Fury has looked slow and old at times, working against a limited and equally slow fringe opponent, suggesting that he is no longer operating near the level of the current champions, top contenders or even some of the lower-rated names in the division.

“I watched that version of Tyson on Saturday night, and I thought this version of Tyson beats 70 or 80 percent of fighters in the world. Do I look at him and think that version of Tyson can be a world champion again? No,” Nelson told talkSport Boxing.

Nelson is definitely late to the party on this one, although he finally says what many of us have seen since that near disaster against Francis Ngannou.

For a decade, Fury sat on top as the heavyweight landscape largely stagnated, dominated by aging champions or one-dimensional power punchers who lacked the versatility of the current crop.

When you strip away the charisma and the “Gypsy King” persona, the resume starts to look really thin by today’s standards. Fury compiled his best wins against 39-year-old Wladimir Klitschko, Deontay Wilder, Dillian Whyte and Derek Chisora.

The heavyweights now on top, Moses Itauma, Richard Torrez Jr., Agit Kabayel and Oleksandr Usyk, represent a shift to high-volume, amateur-skilled technical aggression that Fury simply didn’t deal with.

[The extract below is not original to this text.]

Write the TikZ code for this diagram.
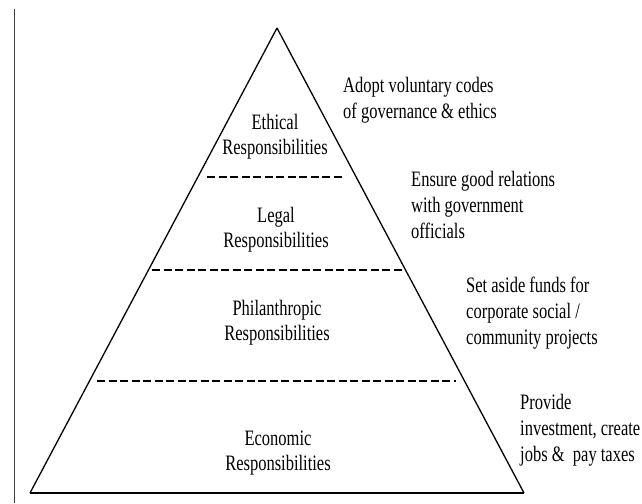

“Why is Tyson fighting again? I don’t know. It’s not about the money. It’s not about the glory because he’s a very famous man. He’s got fame, he’s got fortune. What does he want? Want more,” Nelson said.

Nelson is essentially describing a gatekeeper transition. Fury can still beat the 70%, the Jermaine Franklins of the world, but against the WBA/WBC/WBO elite of 2026, he looks like a man out of time. He fought in a bubble for ten years, and now that the bubble has burst, the lack of depth in his historical opposition is being exposed in real time.

“Sometimes you want to leave the sport before the sport leaves you. And I think Tyson is going to put himself in a position where the sport leaves him,” Nelson said.

Nelson ignores the very obvious financial and ego driven “Final Boss” tour that Fury is on. What Nelson doesn’t understand is that a guy who beat a weak era is now too old for the strong one.

Now that the flawed bunch, Chisora, Whyte and Wilder, have cleared out, Fury faces a reality where his size and lean no longer negate the technical prowess of the new guard.